There's also a slide show of artifacts in the exhibition. And here's another, much briefer article with a photo and a video tour: Dead Sea Scrolls headline newest Museum Center exhibit.

Background on the Philadelphia exhibition is here and links.

“our father was crucified?”

A VERY ODD STORY from Arutz Sheva:
Shocking ‘Land of Israel' Exam Shows Christian Crosses
High school “Land of Israel” exam features Christian crosses. Is the Education Ministry trying to undermine students with Christianity?

By Tzvi Ben Gedalyahu
First Publish: 7/8/2012, 8:58 AM

High school students last week were shocked by a matriculation exam in “Land of Israel Studies and Archaeology” that showed Christian crosses and referred to a place where “our father was crucified.”

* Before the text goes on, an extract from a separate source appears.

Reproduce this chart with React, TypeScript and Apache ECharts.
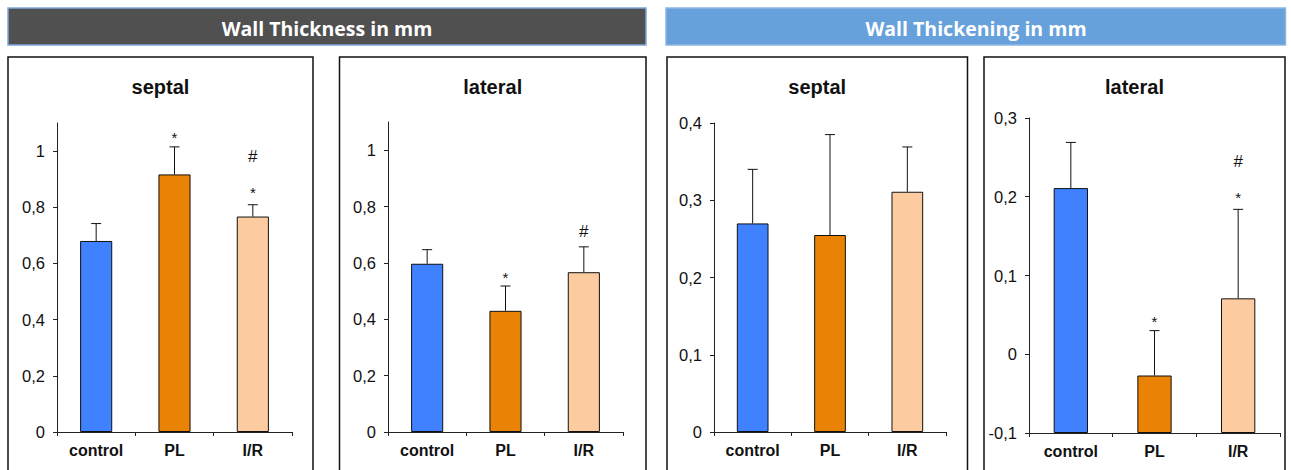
import React, { useEffect, useRef } from 'react';
import * as echarts from 'echarts';

const categories = ['control', 'PL', 'I/R'];

const thicknessSeptal = [0.68, 0.917, 0.767];
const thicknessSeptalErr = [0.062, 0.098, 0.042];
const thicknessSeptalMarks = ['', '*', '*#'];

const thicknessLateral = [0.597, 0.43, 0.567];
const thicknessLateralErr = [0.05, 0.088, 0.09];
const thicknessLateralMarks = ['', '*', '#'];

const thickeningSeptal = [0.27, 0.255, 0.311];
const thickeningSeptalErr = [0.07, 0.13, 0.058];
const thickeningSeptalMarks = ['', '', ''];

const thickeningLateral = [0.211, -0.027, 0.071];
const thickeningLateralErr = [0.058, 0.057, 0.113];
const thickeningLateralMarks = ['', '*', '*#'];

const thicknessTicks = [0, 0.2, 0.4, 0.6, 0.8, 1];
const thickeningSeptalTicks = [0, 0.1, 0.2, 0.3, 0.4];
const thickeningLateralTicks = [-0.1, 0, 0.1, 0.2, 0.3];

const barColors = ['#3F81FF', '#E98205', '#FCCBA0'];
const groupTitles = ['Wall Thickness in mm', 'Wall Thickening in mm'];
const panelTitles = ['septal', 'lateral', 'septal', 'lateral'];

const FONT = '"Liberation Sans", Arial, sans-serif';
const INK = '#111';

const panels = [
  { values: thicknessSeptal, errs: thicknessSeptalErr, marks: thicknessSeptalMarks, ticks: thicknessTicks, min: 0, max: 1.1,
    grid: { left: 57, top: 123, width: 235, height: 309 }, box: [8, 313] },
  { values: thicknessLateral, errs: thicknessLateralErr, marks: thicknessLateralMarks, ticks: thicknessTicks, min: 0, max: 1.1,
    grid: { left: 388, top: 122, width: 235, height: 310 }, box: [339.5, 646] },
  { values: thickeningSeptal, errs: thickeningSeptalErr, marks: thickeningSeptalMarks, ticks: thickeningSeptalTicks, min: 0, max: 0.4,
    grid: { left: 714, top: 123, width: 232, height: 309 }, box: [667, 967.5] },
  { values: thickeningLateral, errs: thickeningLateralErr, marks: thickeningLateralMarks, ticks: thickeningLateralTicks, min: -0.1, max: 0.3,
    grid: { left: 1029, top: 118, width: 251, height: 315 }, box: [984, 1285] },
];

const fmt = (v: number) => String(v).replace('.', ',');

export default function App() {
  const ref = useRef<HTMLDivElement>(null);

  useEffect(() => {
    if (!ref.current) return;
    const chart = echarts.init(ref.current, undefined, { renderer: 'svg' });

    const grid = panels.map((p) => ({ ...p.grid, containLabel: false }));
    const xAxis = panels.map((p, i) => ({
      type: 'category',
      gridIndex: i,
      data: categories,
      axisLine: { show: true, onZero: false, lineStyle: { color: '#222', width: 1 } },
      axisTick: { show: true, length: 4, lineStyle: { color: '#222' } },
      axisLabel: { color: INK, fontFamily: FONT, fontWeight: 'bold', fontSize: 16, margin: 10 },
      splitLine: { show: false },
    }));
    const yAxis = panels.map((p, i) => ({
      type: 'value',
      gridIndex: i,
      min: p.min,
      max: p.max,
      axisLine: { show: true, lineStyle: { color: '#222', width: 1 } },
      axisTick: { show: true, length: 4, lineStyle: { color: '#222' }, customValues: p.ticks },
      axisLabel: { customValues: p.ticks, formatter: (v: number) => fmt(v), color: INK, fontFamily: FONT, fontSize: 16.5, margin: 12 },
      splitLine: { show: false },
    }));

    const series: any[] = [];
    panels.forEach((p, i) => {
      series.push({
        type: 'bar',
        xAxisIndex: i,
        yAxisIndex: i,
        stack: 's' + i,
        stackStrategy: 'all',
        barWidth: '41%',
        silent: true,
        data: p.values.map(() => p.min),
        itemStyle: { color: 'rgba(0,0,0,0)', borderWidth: 0 },
      });
      series.push({
        type: 'bar',
        xAxisIndex: i,
        yAxisIndex: i,
        stack: 's' + i,
        stackStrategy: 'all',
        barWidth: '41%',
        data: p.values.map((v, j) => ({ value: v - p.min, itemStyle: { color: barColors[j] } })),
        itemStyle: { borderColor: INK, borderWidth: 1 },
      });
      series.push({
        type: 'custom',
        xAxisIndex: i,
        yAxisIndex: i,
        z: 5,
        data: p.values.map((v, j) => [j, v, p.errs[j]]),
        renderItem: (params: any, api: any) => {
          const j = api.value(0);
          const v = api.value(1);
          const e = api.value(2);
          const b = api.coord([j, v]);
          const t = api.coord([j, v + e]);
          const children: any[] = [
            { type: 'line', shape: { x1: b[0], y1: b[1], x2: t[0], y2: t[1] }, style: { stroke: INK, lineWidth: 1 } },
            { type: 'line', shape: { x1: t[0] - 5, y1: t[1], x2: t[0] + 5, y2: t[1] }, style: { stroke: INK, lineWidth: 1 } },
          ];
          const m: string = p.marks[params.dataIndex] || '';
          const hasStar = m.indexOf('*') >= 0;
          const hasHash = m.indexOf('#') >= 0;
          const starGap = hasHash ? 15 : 12;
          if (hasStar) {
            children.push({ type: 'text', style: { text: '*', x: t[0], y: t[1] - starGap + 3, align: 'center', verticalAlign: 'middle', font: '15px ' + FONT, fill: INK } });
          }
          if (hasHash) {
            const hy = hasStar ? t[1] - starGap - 33 : t[1] - 15;
            children.push({ type: 'text', style: { text: '#', x: t[0], y: hy, align: 'center', verticalAlign: 'middle', font: '17px ' + FONT, fill: INK } });
          }
          return { type: 'group', children };
        },
      });
    });

    const graphic: any[] = [
      { type: 'rect', shape: { x: 8, y: 8, width: 638, height: 37 }, style: { fill: '#505050', stroke: '#7FA7D9', lineWidth: 1.5 } },
      { type: 'rect', shape: { x: 666, y: 8, width: 619.5, height: 37 }, style: { fill: '#66A1DC', stroke: '#8DB5E2', lineWidth: 1.5 } },
      { type: 'text', style: { text: groupTitles[0], x: 327, y: 28, align: 'center', verticalAlign: 'middle', font: 'bold 19.5px "Open Sans", sans-serif', fill: '#fff' } },
      { type: 'text', style: { text: groupTitles[1], x: 976, y: 28, align: 'center', verticalAlign: 'middle', font: 'bold 19.5px "Open Sans", sans-serif', fill: '#fff' } },
    ];
    panels.forEach((p, i) => {
      graphic.push({ type: 'rect', z: -1, shape: { x: p.box[0], y: 57, width: p.box[1] - p.box[0], height: 430 }, style: { fill: 'none', stroke: '#111', lineWidth: 1.5 } });
      graphic.push({ type: 'text', style: { text: panelTitles[i], x: (p.box[0] + p.box[1]) / 2, y: 87, align: 'center', verticalAlign: 'middle', font: 'bold 20px ' + FONT, fill: INK } });
    });

    chart.setOption({
      animation: false,
      backgroundColor: '#fff',
      grid,
      xAxis,
      yAxis,
      series,
      graphic,
    });

    return () => chart.dispose();
  }, []);

  return <div ref={ref} style={{ position: 'absolute', left: 0, top: 0, width: 1291, height: 470 }} />;
}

Any exam with that title ought to include some questions on Christian, Islamic, and pagan archaeology, although obviously this should be done with sympathy for cultural sensitivities all around, which does not seem to have been the case here. But I'm really scratching my head over this:
The exam included a quote from a Christian pilgrim who visited Jerusalem and wrote in a dairy about "the little hill of Golgotha ​​where our father was crucified.”
It would be very unusual for a Christian pilgrim, or any other kind of Christian, to refer to Jesus as "our father." Either this pilgrim had some confused ideas about the Trinity or Arutz Sheva has made a mistake. I would like to know more about the source of this quotation.

UPDATE (12 July): Roger Pearse has located the quotation: Hunting the wild misquotation – “our Father was crucified”. Guess what? It was the journalist's mistake, not the pilgrim's. Also, barring an unusual mental picture for the pilgrim's writing workspace, the journalist needs to learn how to spell "diary."